The issue is when I append the target blob I ended up with a multiple header rows scattered throughout the file depending on how may CSVs I consumed. All the CSVs have the same header row and I know the first row will always have a line feed. Is there a way to read the stream, skip the content until after the first line feed and then copy the stream to the blob?

It seemed simple in my head, but I'm having trouble finding my way there code-wise. I don't want to wait for the whole file to download and then in-memory delete the header row since some of these files can be several gigabytes.

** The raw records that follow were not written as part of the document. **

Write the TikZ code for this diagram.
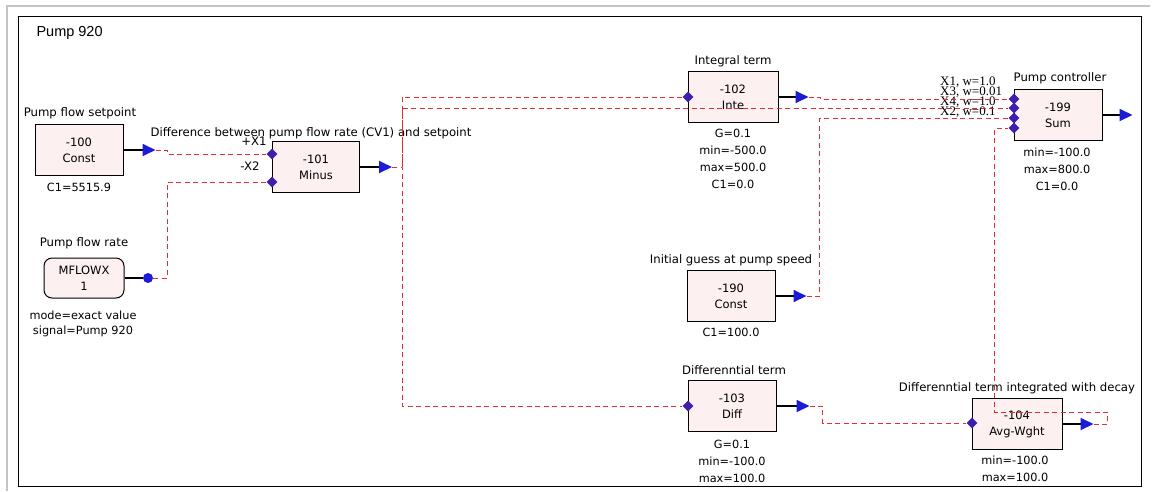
\documentclass[tikz,border=0pt]{standalone}
\usepackage{fontspec}
\setmainfont{DejaVu Sans}
\newfontfamily\titlefont{Liberation Sans}
\newfontfamily\portfont{Liberation Serif}
\usetikzlibrary{arrows.meta,shapes.geometric}

\definecolor{boxpink}{RGB}{252,240,240}
\definecolor{wirered}{RGB}{226,46,46}
\definecolor{tipblue}{RGB}{28,28,214}
\definecolor{portblue}{RGB}{62,30,176}
\definecolor{framegrey}{RGB}{196,196,196}

\tikzset{
  block/.style={draw, line width=1pt, fill=boxpink, minimum width=88pt, minimum height=51pt,
    inner sep=0pt, align=center, font=\fontsize{11.5}{16}\selectfont},
  caption/.style={font=\fontsize{11.7}{13}\selectfont, inner sep=0pt},
  params/.style={font=\fontsize{11.3}{17}\selectfont, inner sep=0pt, align=center, anchor=north},
  wire/.style={wirered, line width=0.9pt, dash pattern=on 5pt off 3.5pt},
  outarrow/.style={line width=1.8pt, -{Triangle[length=13pt,width=12pt,color=tipblue]}},
  port/.style={diamond, fill=portblue, inner sep=0pt, minimum size=11pt},
  portlabel/.style={font=\portfont\fontsize{13}{13}\selectfont, anchor=west, inner sep=0pt}
}

\begin{document}
\begin{tikzpicture}[x=1pt, y=-1pt]
    \useasboundingbox (0,0) rectangle (1157,491);
    \draw[framegrey, line width=1.2pt] (7,491) -- (7,6) -- (1150,6);
    \draw[line width=0.8pt] (18,16) rectangle (1141,486);
    \node[anchor=west, font=\titlefont\fontsize{14.5}{14.5}\selectfont] (title) at (33,33) {Pump 920};

    \node[block] (setpt) at (79,150) {-100\\Const};
    \node[caption] (setpt-name) at (80,113) {Pump flow setpoint};
    \node[params] (setpt-par) at (79,183) {C1=5515.9};

    \node[block, rounded corners=8pt, minimum width=80pt, minimum height=40pt] (flow) at (84,278) {MFLOWX\\1};
    \node[caption] (flow-name) at (84,243) {Pump flow rate};
    \node[params, font=\fontsize{11.3}{15}\selectfont] (flow-par) at (83,311) {mode=exact value\\signal=Pump 920};

    \node[block, minimum width=87pt] (minus) at (316,167) {-101\\Minus};
    \node[caption] (minus-name) at (311,133) {Difference between pump flow rate (CV1) and setpoint};
    \node[caption] (minus-l1) at (254,141) {+X1};
    \node[caption] (minus-l2) at (250,166) {-X2};

    \node[block, minimum width=90pt] (inte) at (733,97) {-102\\Inte};
    \node[caption] (inte-name) at (733,61) {Integral term};
    \node[params] (inte-par) at (733,129) {G=0.1\\min=-500.0\\max=500.0\\C1=0.0};

    \node[block] (guess) at (731,296) {-190\\Const};
    \node[caption] (guess-name) at (731,260) {Initial guess at pump speed};
    \node[params] (guess-par) at (731,328) {C1=100.0};

    \node[block] (diff) at (732,406) {-103\\Diff};
    \node[caption] (diff-name) at (734,370) {Differenntial term};
    \node[params] (diff-par) at (732,440) {G=0.1\\min=-100.0\\max=100.0};

    \node[block] (sum) at (1058,115) {-199\\Sum};
    \node[caption] (sum-name) at (1060,78) {Pump controller};
    \node[params] (sum-par) at (1057,148) {min=-100.0\\max=800.0\\C1=0.0};

    \node[block, minimum width=90pt] (avg) at (1017,424) {-104\\Avg-Wght};
    \node[caption] (avg-name) at (1017,388) {Differenntial term integrated with decay};
    \node[params] (avg-par) at (1015,456) {min=-100.0\\max=100.0};

    \draw[outarrow] (setpt.east) -- ++(32,0) coordinate (setpt-out);
    \draw[outarrow] (minus.east) -- ++(32,0) coordinate (minus-out);
    \draw[outarrow] (inte.east) -- ++(30,0) coordinate (inte-out);
    \draw[outarrow] (guess.east) -- ++(31,0) coordinate (guess-out);
    \draw[outarrow] (diff.east) -- ++(33,0) coordinate (diff-out);
    \draw[outarrow] (sum.east) -- ++(30,0) coordinate (sum-out);
    \draw[outarrow] (avg.east) -- ++(31,0) coordinate (avg-out);

    \node[circle, fill=tipblue, inner sep=0pt, minimum size=10pt] (flow-out) at (148,278) {};
    \draw[line width=1.8pt] (flow.east) -- (flow-out);

    \node[port] (minus-x1) at (272,154) {};
    \node[port] (minus-x2) at (272,182) {};
    \node[port] (inte-in) at (688,97) {};
    \node[port] (diff-in) at (688,406) {};
    \node[port] (avg-in) at (972,423) {};
    \foreach \i/\y in {1/99,2/108,3/118,4/128}
        \node[port] (sum-in\i) at (1014,\y) {};

    \node[portlabel] (sum-l1) at (940,82) {X1, w=1.0};
    \node[portlabel] (sum-l3) at (940,92) {X3, w=0.01};
    \node[portlabel] (sum-l4) at (940,102) {X4, w=1.0};
    \node[portlabel] (sum-l2) at (940,112) {X2, w=0.1};

    \draw[wire] (setpt-out) -- ++(12,0) |- (minus-x1);
    \draw[wire] (flow-out) -- ++(19,0) |- (minus-x2);
    \draw[wire] (minus-out) -- ++(10,0) coordinate (split);
    \draw[wire] (inte-in) -| (split) |- (diff-in);
    \draw[wire] (split) |- (sum-in2);
    \draw[wire] (inte-out) -- ++(12,0) |- (sum-in1);
    \draw[wire] (guess-out) -- ++(13,0) |- (sum-in3);
    \draw[wire] (diff-out) -- ++(13,0) |- (avg-in);
    \draw[wire] (avg-out) -- ++(14,0) -- ++(0,-12) -- ++(-113,0) |- (sum-in4);
\end{tikzpicture}
\end{document}
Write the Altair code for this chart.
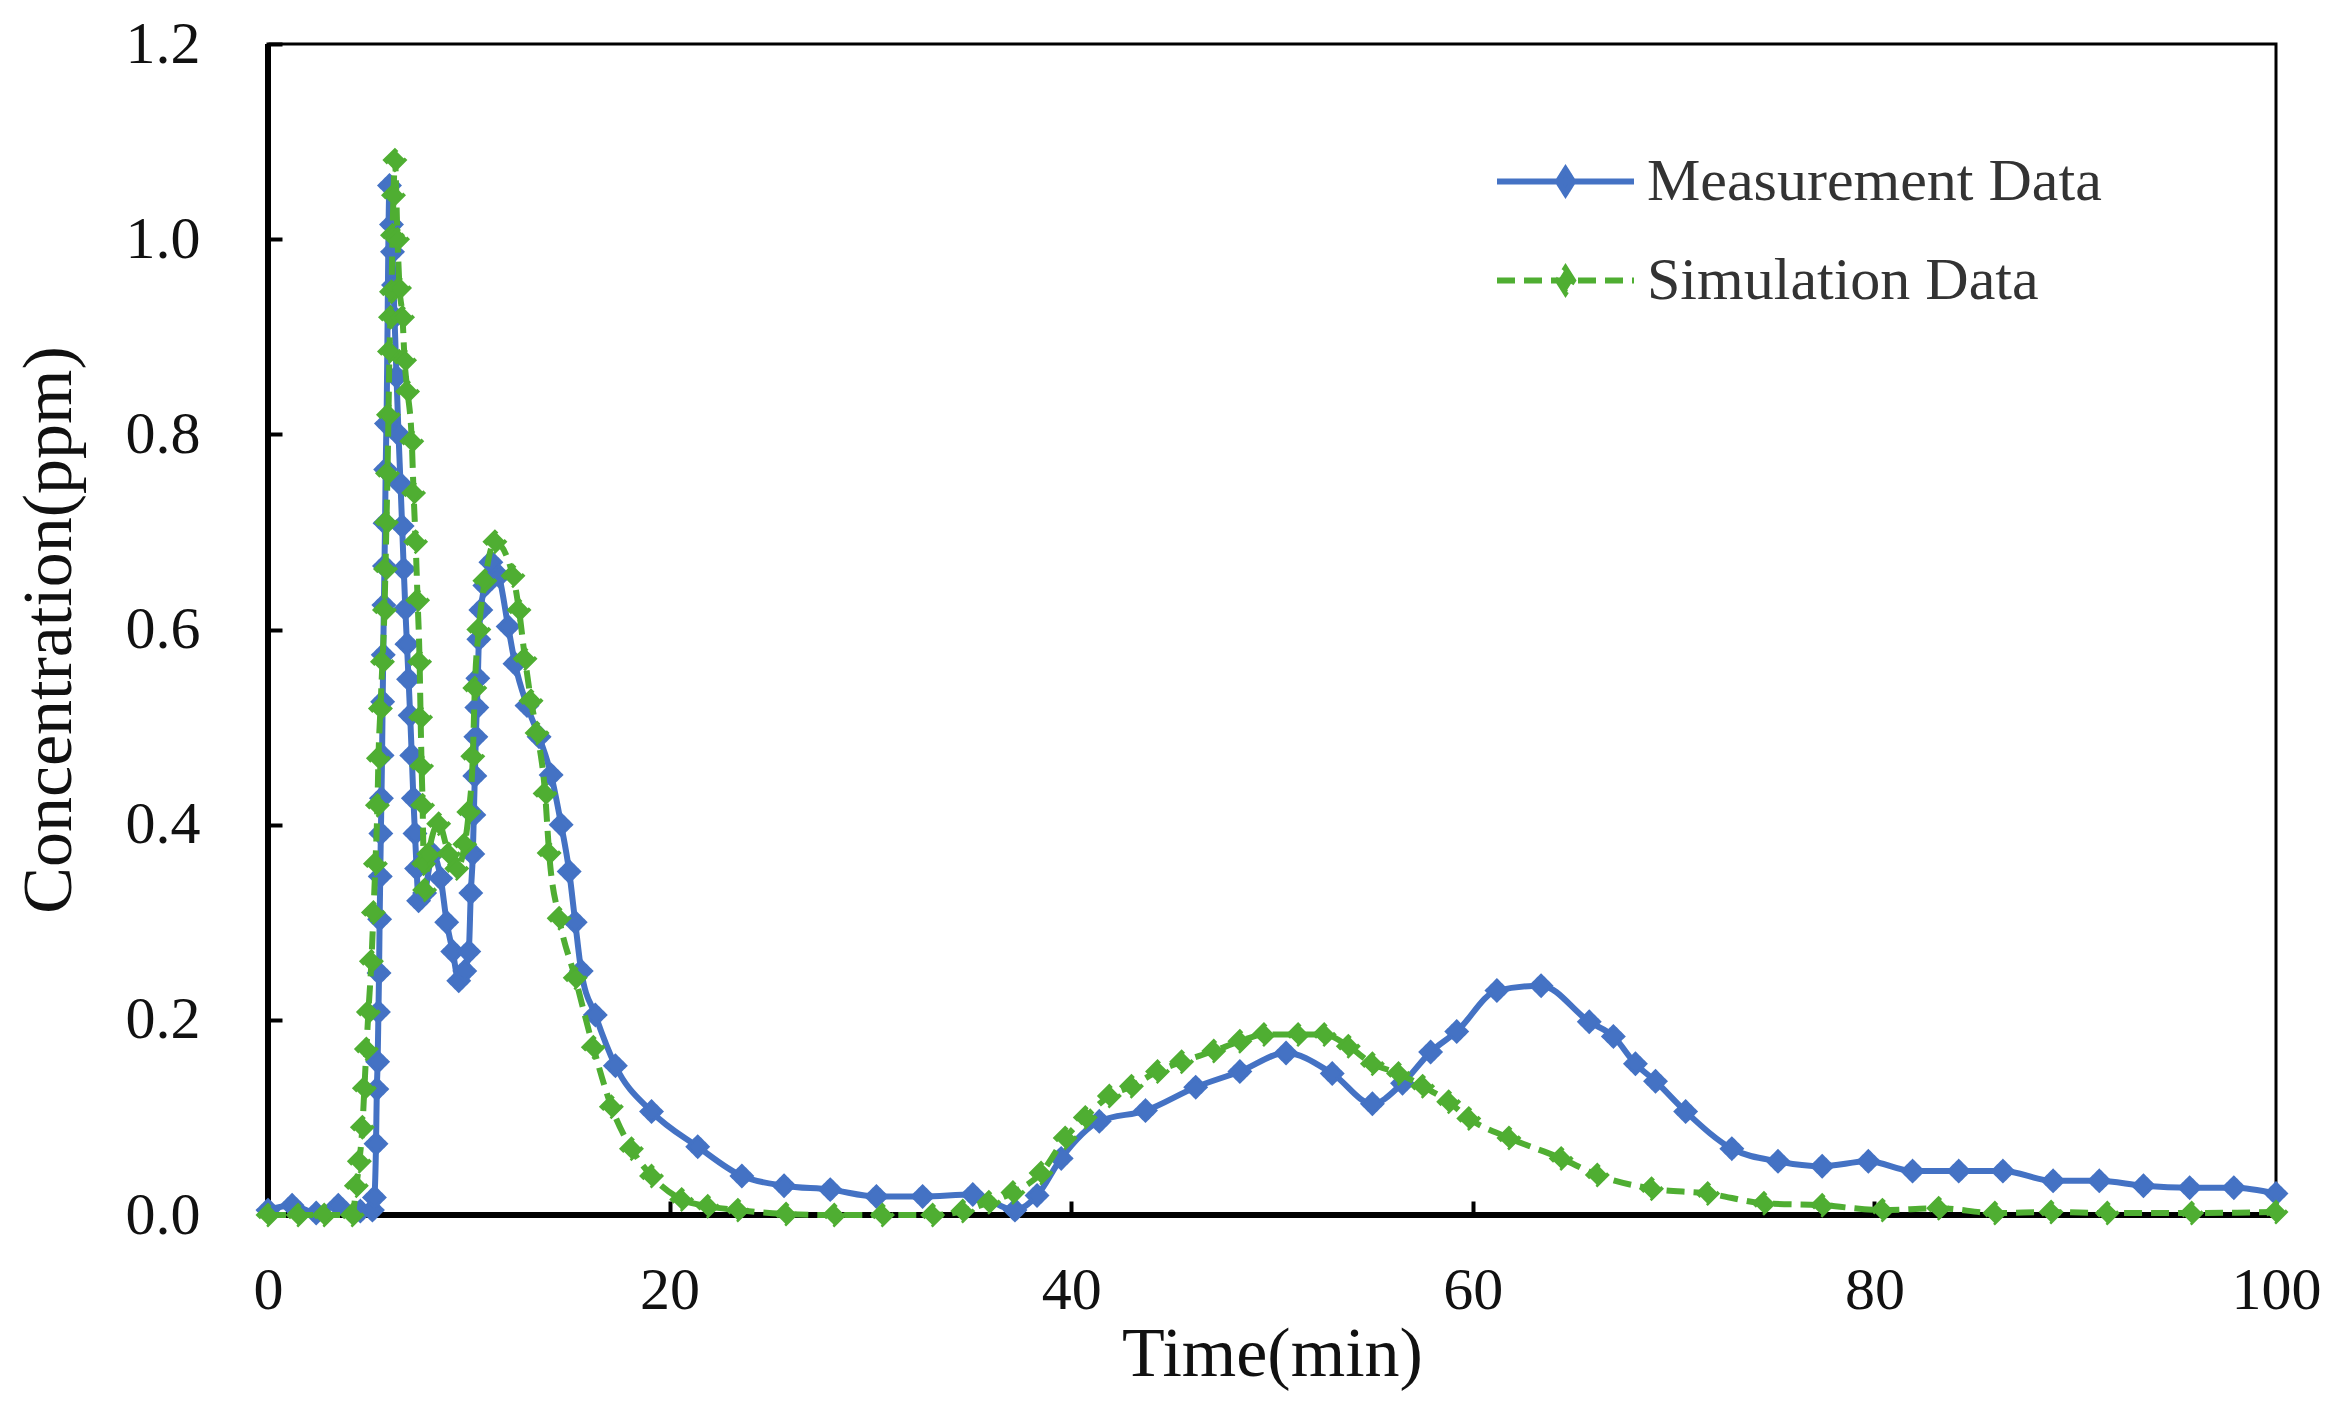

I am using .net core v6 if that helps

using Stream blobStream = await blockBlobClient.OpenWriteAsync(true);
{
    for (int i = 0; i < 3; i++)
    {
        using HttpResponseMessage response = await client.GetAsync(downloadUrls[i], HttpCompletionOption.ResponseHeadersRead);

        Stream sourceStream = response.Content.ReadAsStream();
        sourceStream.CopyTo(blobStream);
    }
}

Solution

  • .CopyTo copies from the current position in the stream. So all you need to do is throw away all the characters until you have thrown away the first CR or Line Feed.

    using Stream blobStream = await blockBlobClient.OpenWriteAsync(true);
    {
        for (int i = 0; i < 3; i++)
        {
            using HttpResponseMessage response = await client.GetAsync(downloadUrls[i], HttpCompletionOption.ResponseHeadersRead);
    
            Stream sourceStream = response.Content.ReadAsStream();
    
            if (i != 0)
            {
                char c;
                do { c = (char)sourceStream.ReadByte(); } while (c != '\n');
            }
            sourceStream.CopyTo(blobStream);
        }
    }
    

    If all the files always have the same size header row, you can come up with a constant for its length. That way you could just skip the stream to the exact correct location like this:

    using Stream blobStream = await blockBlobClient.OpenWriteAsync(true);
    {
        for (int i = 0; i < 3; i++)
        {
            using HttpResponseMessage response = await client.GetAsync(downloadUrls[i], HttpCompletionOption.ResponseHeadersRead);
    
            Stream sourceStream = response.Content.ReadAsStream();
            if (i != 0)
                sourceStream.Seek(HeaderSizeInBytes, SeekOrigin.Begin);
            sourceStream.CopyTo(blobStream);
        }
    }
    

    This will be slightly quicker but does have the downside that the files can't change format easily in the future.


    P.S. You probably want to Dispose sourceStream. Either directly or by wrapping its creation in a using statement.